Having moved over to the Village Voice from The Herald, George Delmerico wanted to hire Hamilton because “I wanted to work with people who weren’t merely looking for subject matter but were interested in art, and that’s what linked me with James. We would get feedback that he was enormously influential from other photographers all the time, so we knew they were paying attention. I think it was a humanistic quality in his work, and that’s exactly what Karen Durbin (editor of the Village Voice) thought when she first looked at his pictures of homeless people who lived on the Bowery, locally known as ‘Bowery bums’. James took these pictures that would break your heart.” Liza Minelli even kept one of his pictures of her inside a cupboard in her apartment.
Delmerico and Hamilton would test each other constantly, with Hamilton showing his colleague 40 contact sheets of what would be essentially the same photograph of a person’s face, asking him to mark the ones he thought to be the most revealing – meaning the portraits were veering in more of an art direction. “People would look at James’s pictures and freak out, like, all the time. James was so serious about prints he would only print once the contact had been chosen from the contact sheet, then he would spend hours trying to get a perfect print even though it was for a crummy newspaper.”
“James was so serious about prints he would only print once the contact had been chosen from the contact sheet, then he would spend hours trying to get a perfect print even though it was for a crummy newspaper” – George Delmerico
It wasn’t just musicians he was photographing and printing so meticulously – there were people of all creative and political inclinations, and in '77 Village Voice ran Hamilton’s picture of the fighter Ken Norton in his jock strap right next to a full-page ad for Macy’s. “It caused a lot of trouble,” says Delmerico, “but in the end we pacified Macy’s, freedom of the press and all that, and James got a great picture.” They failed, however, to pacify Muhammed Ali, who later yelled at Norton before a fight: “You are a disgrace to athletics. You are a disgrace to your race. You are a disgrace to your country, posing for a picture with your balls hanging out.”
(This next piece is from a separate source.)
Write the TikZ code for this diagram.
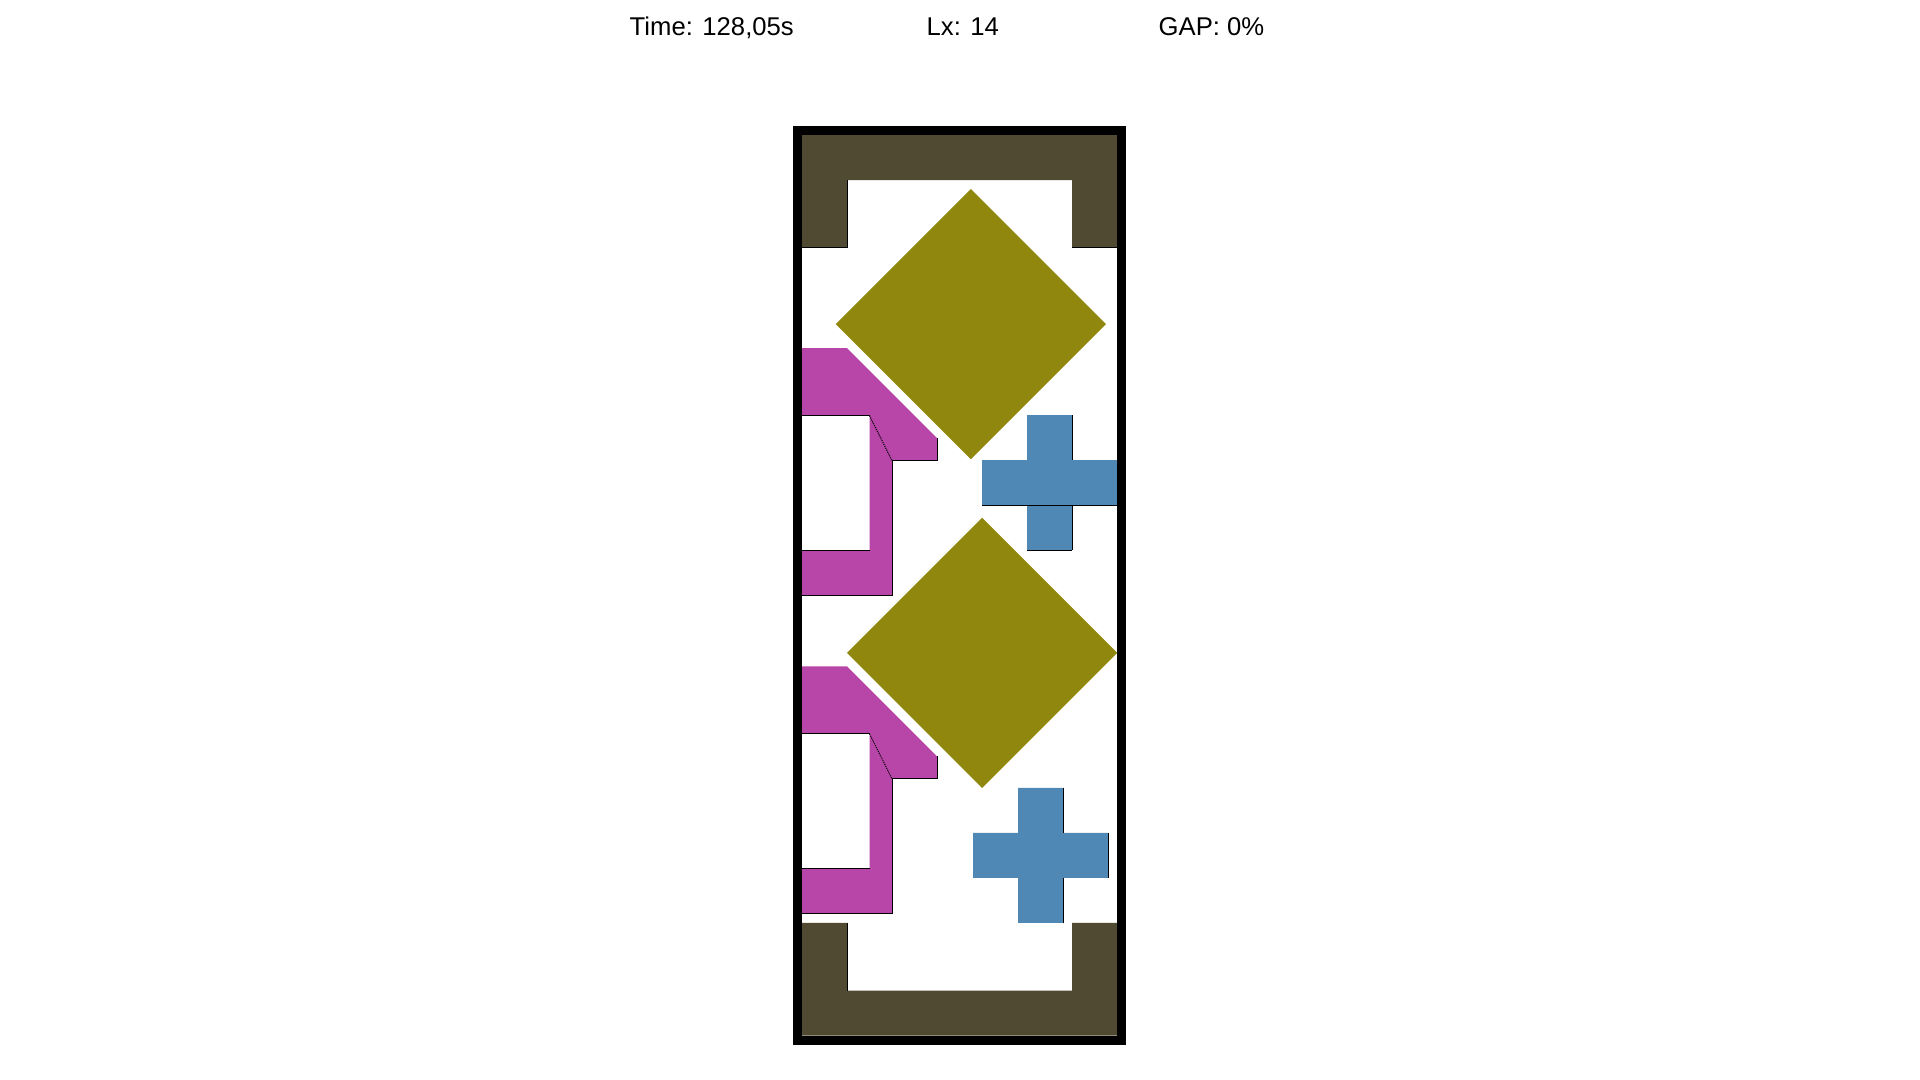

While at the Voice, Hamilton suggested a story on Dawn of The Dead director, George Romero, since film was his other big passion. “We became really good friends and he asked me if I wanted to do stills on his film. Eventually, I got into the Cinematographers’ Union, so that became my favourite freelance job.” He has done stills for or played small cameo roles in each of Wes Anderson’s films since The Royal Tenenbaums, and Francis Ford Coppola and Milos Forman have also invited him on set. While shooting stills for The Squid And The Whale, Hamilton appeared on screen briefly as Laura Linney’s secret lover.
But a fledgling acting career was put to rest by his dream job: The New York Observer told him he could run two large pictures per week, on pages two and four of the paper, and they could be of anything he wanted. “I could make a game of it… I somehow would make the picture on page two relate to the one on page four, because I needed some kind of limitation in my own mind. It was like I was doing a column or comic-strip, I had to come up with something new every week. There was so much work coming at me all the time that I really didn’t have a chance to think of doing any books or shows or anything…” And that’s the interesting thing about James Hamilton. He is low-key, he has never done an interview before, and his dedication to each of his newspaper jobs has meant that he really hasn’t been recognised as more than a newspaper photographer – when in fact he’s an artist, searching for something “revealing” in each of his subjects – making sure to print every picture himself to gain more control over the process. At the Voice, George Romero agreed not to crop Hamilton’s photographs, so complete was his vision.
Then after 15 enviable years at The Observer, he was forced to stop working. “18 months ago I got run over by a car. Well, actually by an SUV. I was on the job and I was crossing the street and got knocked down by the driver’s front wheel on my leg. So I haven’t been able to work properly since then. I’m finally with a cane, which I started with in May. The problem was that I lost that job.” The only good that can really be said to have come from this traumatic experience was the freeing up of some time to go back through all of his old pictures. “I’m very fortunate to have a friend, Eva Prinz, who is the Editor of Abrams. She asked me if I’d ever done a book and I said, “No,” and she said, “Well, we have to!” but it never really happened at Abrams. Then she and Thurston hooked up to do the Ecstatic Peace Library.” Presented chronologically as Hamilton lives through various eras of music – rock’n’roll, punk, hip hop – You Should Have Heard Just What I Seen shows that his art has remained constant, truly creative, and free from preconceived ideas about what music photography can or should be.
“Apart from making a living, I don’t even think I had set out to ‘achieve’ anything really,” Hamilton, now 63, deliberates. “But my central concern was to make a history – a very personal one – but still a history of New York City and anywhere I wandered. It was therefore always important that I think of these images as mine– I insisted on doing all my own processing, owning the negatives and maintaining maximum control of the presentation (and amazingly, for the most part, got away with it). The main thing that I would offer the publications, I thought, was a kind of ‘lucidity’. My point of view was, and was always permitted to be, my own.”